# TASK TO CARRY OUT:
Restate, word for word, all of the material shown below.

# STORED DATA:

§

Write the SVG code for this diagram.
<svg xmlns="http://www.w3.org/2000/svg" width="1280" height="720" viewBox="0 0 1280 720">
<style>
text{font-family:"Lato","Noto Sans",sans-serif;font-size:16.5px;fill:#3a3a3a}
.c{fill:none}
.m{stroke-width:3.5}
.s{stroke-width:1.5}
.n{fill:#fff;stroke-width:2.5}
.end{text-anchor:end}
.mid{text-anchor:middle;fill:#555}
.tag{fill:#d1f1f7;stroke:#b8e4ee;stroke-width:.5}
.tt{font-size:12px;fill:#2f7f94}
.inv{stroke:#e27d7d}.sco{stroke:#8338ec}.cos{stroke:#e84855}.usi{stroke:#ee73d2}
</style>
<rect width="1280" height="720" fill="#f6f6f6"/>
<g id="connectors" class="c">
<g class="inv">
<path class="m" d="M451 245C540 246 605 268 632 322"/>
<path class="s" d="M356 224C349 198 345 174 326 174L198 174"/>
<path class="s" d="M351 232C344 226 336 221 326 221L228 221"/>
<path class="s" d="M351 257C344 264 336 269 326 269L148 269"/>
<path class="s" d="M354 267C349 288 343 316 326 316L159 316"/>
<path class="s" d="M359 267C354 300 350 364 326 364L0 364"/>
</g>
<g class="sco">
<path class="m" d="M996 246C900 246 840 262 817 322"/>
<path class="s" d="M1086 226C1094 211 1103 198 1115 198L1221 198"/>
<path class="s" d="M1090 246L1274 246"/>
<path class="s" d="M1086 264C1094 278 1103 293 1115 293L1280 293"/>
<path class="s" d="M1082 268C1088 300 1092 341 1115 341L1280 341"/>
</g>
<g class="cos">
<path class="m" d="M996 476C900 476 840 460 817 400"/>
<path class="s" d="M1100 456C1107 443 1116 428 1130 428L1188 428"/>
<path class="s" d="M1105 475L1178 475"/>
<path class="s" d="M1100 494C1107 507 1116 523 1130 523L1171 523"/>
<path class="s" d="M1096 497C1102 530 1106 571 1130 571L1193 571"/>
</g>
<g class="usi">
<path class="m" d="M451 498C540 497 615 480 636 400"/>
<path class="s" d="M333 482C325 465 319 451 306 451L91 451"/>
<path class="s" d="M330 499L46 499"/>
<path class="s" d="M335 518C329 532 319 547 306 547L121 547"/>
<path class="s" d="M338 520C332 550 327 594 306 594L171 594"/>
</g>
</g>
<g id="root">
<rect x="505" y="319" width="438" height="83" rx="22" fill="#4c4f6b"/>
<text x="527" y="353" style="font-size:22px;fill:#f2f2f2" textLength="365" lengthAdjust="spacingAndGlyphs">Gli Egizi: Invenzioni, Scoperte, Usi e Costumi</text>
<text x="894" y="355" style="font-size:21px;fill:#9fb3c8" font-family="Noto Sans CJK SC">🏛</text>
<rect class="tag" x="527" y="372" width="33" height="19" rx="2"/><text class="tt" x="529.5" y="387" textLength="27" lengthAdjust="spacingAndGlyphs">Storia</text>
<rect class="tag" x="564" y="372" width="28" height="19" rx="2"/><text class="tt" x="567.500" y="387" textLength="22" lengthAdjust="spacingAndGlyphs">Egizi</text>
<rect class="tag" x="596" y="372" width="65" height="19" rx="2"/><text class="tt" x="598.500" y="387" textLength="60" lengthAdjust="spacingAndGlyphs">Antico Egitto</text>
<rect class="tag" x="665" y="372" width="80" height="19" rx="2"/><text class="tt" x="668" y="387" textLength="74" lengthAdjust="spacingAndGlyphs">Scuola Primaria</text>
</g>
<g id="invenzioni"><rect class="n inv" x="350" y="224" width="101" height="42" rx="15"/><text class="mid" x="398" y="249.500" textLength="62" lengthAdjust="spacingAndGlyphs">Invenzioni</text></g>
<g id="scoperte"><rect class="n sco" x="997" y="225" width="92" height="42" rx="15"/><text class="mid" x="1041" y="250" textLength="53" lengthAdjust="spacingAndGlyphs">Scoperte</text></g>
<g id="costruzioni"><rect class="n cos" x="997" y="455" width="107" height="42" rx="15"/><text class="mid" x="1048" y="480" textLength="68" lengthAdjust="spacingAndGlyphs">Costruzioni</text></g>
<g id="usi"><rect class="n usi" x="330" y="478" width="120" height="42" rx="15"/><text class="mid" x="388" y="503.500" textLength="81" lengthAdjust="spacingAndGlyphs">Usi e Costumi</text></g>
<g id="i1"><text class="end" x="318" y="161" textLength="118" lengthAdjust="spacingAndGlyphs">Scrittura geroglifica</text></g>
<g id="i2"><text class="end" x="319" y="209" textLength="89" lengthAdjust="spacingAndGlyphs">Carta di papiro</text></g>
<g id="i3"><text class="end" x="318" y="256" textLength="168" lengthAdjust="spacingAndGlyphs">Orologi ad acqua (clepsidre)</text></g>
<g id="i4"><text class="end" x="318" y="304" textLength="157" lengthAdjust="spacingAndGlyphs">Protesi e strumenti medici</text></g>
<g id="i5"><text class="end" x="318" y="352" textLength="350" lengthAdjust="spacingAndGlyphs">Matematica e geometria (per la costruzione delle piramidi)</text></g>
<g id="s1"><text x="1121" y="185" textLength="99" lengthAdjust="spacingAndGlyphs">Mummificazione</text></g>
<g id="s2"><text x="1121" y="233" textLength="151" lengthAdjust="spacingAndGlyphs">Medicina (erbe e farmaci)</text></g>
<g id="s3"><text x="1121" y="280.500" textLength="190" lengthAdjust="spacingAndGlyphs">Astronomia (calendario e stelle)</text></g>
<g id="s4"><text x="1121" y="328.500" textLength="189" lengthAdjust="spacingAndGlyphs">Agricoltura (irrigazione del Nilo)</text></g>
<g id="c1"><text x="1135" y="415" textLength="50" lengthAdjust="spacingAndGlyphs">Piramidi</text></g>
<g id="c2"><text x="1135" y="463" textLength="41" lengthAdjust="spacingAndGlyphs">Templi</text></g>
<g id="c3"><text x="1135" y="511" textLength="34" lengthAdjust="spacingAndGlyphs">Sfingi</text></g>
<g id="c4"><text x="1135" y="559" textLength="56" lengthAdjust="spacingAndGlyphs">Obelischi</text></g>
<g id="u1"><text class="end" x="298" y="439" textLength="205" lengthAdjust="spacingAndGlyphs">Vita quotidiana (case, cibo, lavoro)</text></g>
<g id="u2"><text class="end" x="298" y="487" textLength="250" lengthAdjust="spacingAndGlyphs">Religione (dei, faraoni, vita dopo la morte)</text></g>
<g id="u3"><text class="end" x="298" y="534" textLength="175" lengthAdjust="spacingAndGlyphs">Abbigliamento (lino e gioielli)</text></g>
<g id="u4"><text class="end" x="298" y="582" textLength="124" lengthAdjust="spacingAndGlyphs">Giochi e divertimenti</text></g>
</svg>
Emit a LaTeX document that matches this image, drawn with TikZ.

§

# ANSWER TO THIS TASK:
Write the SVG code for this diagram.
<svg xmlns="http://www.w3.org/2000/svg" width="1280" height="720" viewBox="0 0 1280 720">
<style>
text{font-family:"Lato","Noto Sans",sans-serif;font-size:16.5px;fill:#3a3a3a}
.c{fill:none}
.m{stroke-width:3.5}
.s{stroke-width:1.5}
.n{fill:#fff;stroke-width:2.5}
.end{text-anchor:end}
.mid{text-anchor:middle;fill:#555}
.tag{fill:#d1f1f7;stroke:#b8e4ee;stroke-width:.5}
.tt{font-size:12px;fill:#2f7f94}
.inv{stroke:#e27d7d}.sco{stroke:#8338ec}.cos{stroke:#e84855}.usi{stroke:#ee73d2}
</style>
<rect width="1280" height="720" fill="#f6f6f6"/>
<g id="connectors" class="c">
<g class="inv">
<path class="m" d="M451 245C540 246 605 268 632 322"/>
<path class="s" d="M356 224C349 198 345 174 326 174L198 174"/>
<path class="s" d="M351 232C344 226 336 221 326 221L228 221"/>
<path class="s" d="M351 257C344 264 336 269 326 269L148 269"/>
<path class="s" d="M354 267C349 288 343 316 326 316L159 316"/>
<path class="s" d="M359 267C354 300 350 364 326 364L0 364"/>
</g>
<g class="sco">
<path class="m" d="M996 246C900 246 840 262 817 322"/>
<path class="s" d="M1086 226C1094 211 1103 198 1115 198L1221 198"/>
<path class="s" d="M1090 246L1274 246"/>
<path class="s" d="M1086 264C1094 278 1103 293 1115 293L1280 293"/>
<path class="s" d="M1082 268C1088 300 1092 341 1115 341L1280 341"/>
</g>
<g class="cos">
<path class="m" d="M996 476C900 476 840 460 817 400"/>
<path class="s" d="M1100 456C1107 443 1116 428 1130 428L1188 428"/>
<path class="s" d="M1105 475L1178 475"/>
<path class="s" d="M1100 494C1107 507 1116 523 1130 523L1171 523"/>
<path class="s" d="M1096 497C1102 530 1106 571 1130 571L1193 571"/>
</g>
<g class="usi">
<path class="m" d="M451 498C540 497 615 480 636 400"/>
<path class="s" d="M333 482C325 465 319 451 306 451L91 451"/>
<path class="s" d="M330 499L46 499"/>
<path class="s" d="M335 518C329 532 319 547 306 547L121 547"/>
<path class="s" d="M338 520C332 550 327 594 306 594L171 594"/>
</g>
</g>
<g id="root">
<rect x="505" y="319" width="438" height="83" rx="22" fill="#4c4f6b"/>
<text x="527" y="353" style="font-size:22px;fill:#f2f2f2" textLength="365" lengthAdjust="spacingAndGlyphs">Gli Egizi: Invenzioni, Scoperte, Usi e Costumi</text>
<text x="894" y="355" style="font-size:21px;fill:#9fb3c8" font-family="Noto Sans CJK SC">🏛</text>
<rect class="tag" x="527" y="372" width="33" height="19" rx="2"/><text class="tt" x="529.5" y="387" textLength="27" lengthAdjust="spacingAndGlyphs">Storia</text>
<rect class="tag" x="564" y="372" width="28" height="19" rx="2"/><text class="tt" x="567.500" y="387" textLength="22" lengthAdjust="spacingAndGlyphs">Egizi</text>
<rect class="tag" x="596" y="372" width="65" height="19" rx="2"/><text class="tt" x="598.500" y="387" textLength="60" lengthAdjust="spacingAndGlyphs">Antico Egitto</text>
<rect class="tag" x="665" y="372" width="80" height="19" rx="2"/><text class="tt" x="668" y="387" textLength="74" lengthAdjust="spacingAndGlyphs">Scuola Primaria</text>
</g>
<g id="invenzioni"><rect class="n inv" x="350" y="224" width="101" height="42" rx="15"/><text class="mid" x="398" y="249.500" textLength="62" lengthAdjust="spacingAndGlyphs">Invenzioni</text></g>
<g id="scoperte"><rect class="n sco" x="997" y="225" width="92" height="42" rx="15"/><text class="mid" x="1041" y="250" textLength="53" lengthAdjust="spacingAndGlyphs">Scoperte</text></g>
<g id="costruzioni"><rect class="n cos" x="997" y="455" width="107" height="42" rx="15"/><text class="mid" x="1048" y="480" textLength="68" lengthAdjust="spacingAndGlyphs">Costruzioni</text></g>
<g id="usi"><rect class="n usi" x="330" y="478" width="120" height="42" rx="15"/><text class="mid" x="388" y="503.500" textLength="81" lengthAdjust="spacingAndGlyphs">Usi e Costumi</text></g>
<g id="i1"><text class="end" x="318" y="161" textLength="118" lengthAdjust="spacingAndGlyphs">Scrittura geroglifica</text></g>
<g id="i2"><text class="end" x="319" y="209" textLength="89" lengthAdjust="spacingAndGlyphs">Carta di papiro</text></g>
<g id="i3"><text class="end" x="318" y="256" textLength="168" lengthAdjust="spacingAndGlyphs">Orologi ad acqua (clepsidre)</text></g>
<g id="i4"><text class="end" x="318" y="304" textLength="157" lengthAdjust="spacingAndGlyphs">Protesi e strumenti medici</text></g>
<g id="i5"><text class="end" x="318" y="352" textLength="350" lengthAdjust="spacingAndGlyphs">Matematica e geometria (per la costruzione delle piramidi)</text></g>
<g id="s1"><text x="1121" y="185" textLength="99" lengthAdjust="spacingAndGlyphs">Mummificazione</text></g>
<g id="s2"><text x="1121" y="233" textLength="151" lengthAdjust="spacingAndGlyphs">Medicina (erbe e farmaci)</text></g>
<g id="s3"><text x="1121" y="280.500" textLength="190" lengthAdjust="spacingAndGlyphs">Astronomia (calendario e stelle)</text></g>
<g id="s4"><text x="1121" y="328.500" textLength="189" lengthAdjust="spacingAndGlyphs">Agricoltura (irrigazione del Nilo)</text></g>
<g id="c1"><text x="1135" y="415" textLength="50" lengthAdjust="spacingAndGlyphs">Piramidi</text></g>
<g id="c2"><text x="1135" y="463" textLength="41" lengthAdjust="spacingAndGlyphs">Templi</text></g>
<g id="c3"><text x="1135" y="511" textLength="34" lengthAdjust="spacingAndGlyphs">Sfingi</text></g>
<g id="c4"><text x="1135" y="559" textLength="56" lengthAdjust="spacingAndGlyphs">Obelischi</text></g>
<g id="u1"><text class="end" x="298" y="439" textLength="205" lengthAdjust="spacingAndGlyphs">Vita quotidiana (case, cibo, lavoro)</text></g>
<g id="u2"><text class="end" x="298" y="487" textLength="250" lengthAdjust="spacingAndGlyphs">Religione (dei, faraoni, vita dopo la morte)</text></g>
<g id="u3"><text class="end" x="298" y="534" textLength="175" lengthAdjust="spacingAndGlyphs">Abbigliamento (lino e gioielli)</text></g>
<g id="u4"><text class="end" x="298" y="582" textLength="124" lengthAdjust="spacingAndGlyphs">Giochi e divertimenti</text></g>
</svg>
Emit a LaTeX document that matches this image, drawn with TikZ.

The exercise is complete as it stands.